Am i right to assume that?

user1708860
  • 1,683
  • 13
  • 32
  • 1
    see http://stackoverflow.com/questions/19066042/convert-windows-1257-to-iso-8859-13-java-charset?rq=1 –  Jun 28 '16 at 11:35
  • A String is a string. Why do you assume that it needs an output encoding? You only need the later when you want to create something **out** of a string. In other words: a string object is responsible for "being a sequence of characters". Turning that sequence into something else (using an "output encoding" is a different responsibility). Or, different example: would you expect that a string object knows about the resolution of your screen; so that it can decide how to print itself on the screen? Nope - a "screen printer" takes strings and somehow puts them a screen ... – GhostCat Jun 28 '16 at 11:38
  • As per RC's answer you can use different encodings for input and for output. The code fragment you wrote correctly specifies an input encoding. Only worry about the output endoing when you write the string... – vikingsteve Jun 28 '16 at 11:39
  • 1
    Your confusion comes from a lack of understanding what a [character encoding](https://en.wikipedia.org/wiki/Character_encoding) is (<= click the link). A character encoding defines how text characters are represented in bytes. A string consists of characters, and doesn't have an encoding by itself. The encoding only comes into play when you need to convert the characters to (or from) bytes, for example when you need to save them in a file or transport them over the network. – Jesper Jun 28 '16 at 11:43
  • @RC, thanks! This seems to be exactly whay i needed – user1708860 Jun 28 '16 at 14:16
  • @Jesper, this isn't always true.
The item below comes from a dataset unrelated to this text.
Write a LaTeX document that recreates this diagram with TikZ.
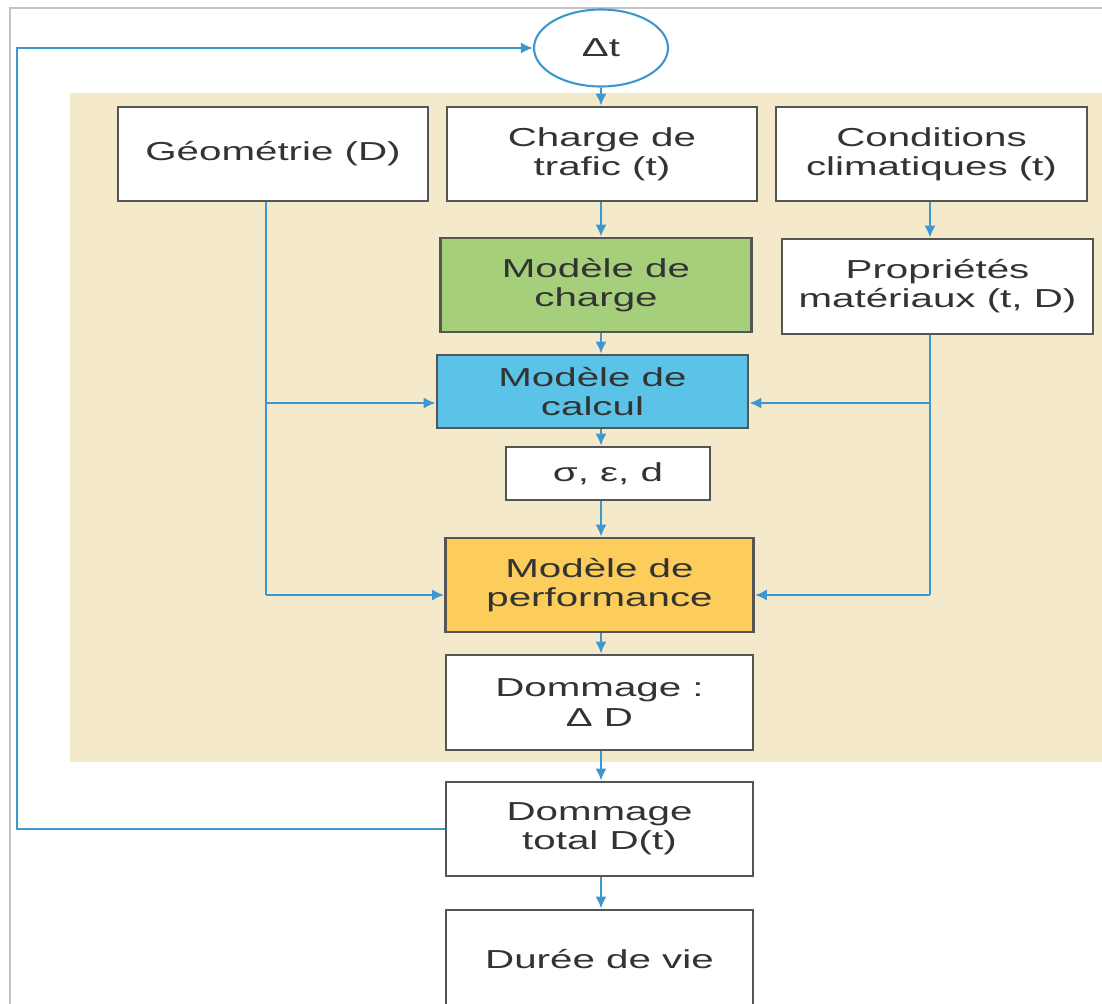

Encoding could have effects in your business logic too if you are not carefull. For example you may be reading some data from a file so you can later search it. Crossing data containing several encodings will not work well most of the time for non English languages – user1708860 Jun 28 '16 at 14:24
  • @Jägermeister, because I'm writing it to a file and/or presenting it to my user for example. If i convert from two encodings we nedd to know source and destination encoding – user1708860 Jun 28 '16 at 14:29

2 Answers2

1

First, if not working with UTF-16 only don't use char either String but byte[] in order to avoid encoding problems.


You can create a specific Charset to read / write your byte[]:

Charset iso88591 = Charset.forName("ISO-8859-8");
Charset utf16 = Charset.forName("UTF-16");

After just use ByteBuffer to decode:

byte[]  inputData = //your byte array
ByteBuffer inputBuffer = ByteBuffer.wrap(inputData);
CharBuffer data = iso88591.decode(inputBuffer);

Or encode:

ByteBuffer outputBuffer = utf16.encode(data);
byte[] outputData = outputBuffer.array();

EXTRA: If you have an encoded file you can simply:

PrintWriter out = new PrintWriter(file, "ISO-8859-8");
Jordi Castilla
  • 26,609
  • 8
  • 70
  • 109
0

Java's String does not know about encoding-issues, its internal representation is UTF-16, period.

The encoding only matters when converting the String to bytes or vice versa, e.g. when

  • creating a String from a byte[]
  • reading Strings via an InputStreamReader
  • converting a String to a byte[]
  • writing Strings via an OutputStreamWriter

...and it can be specified in all these cases.

piet.t
  • 11,718
  • 21
  • 43
  • 52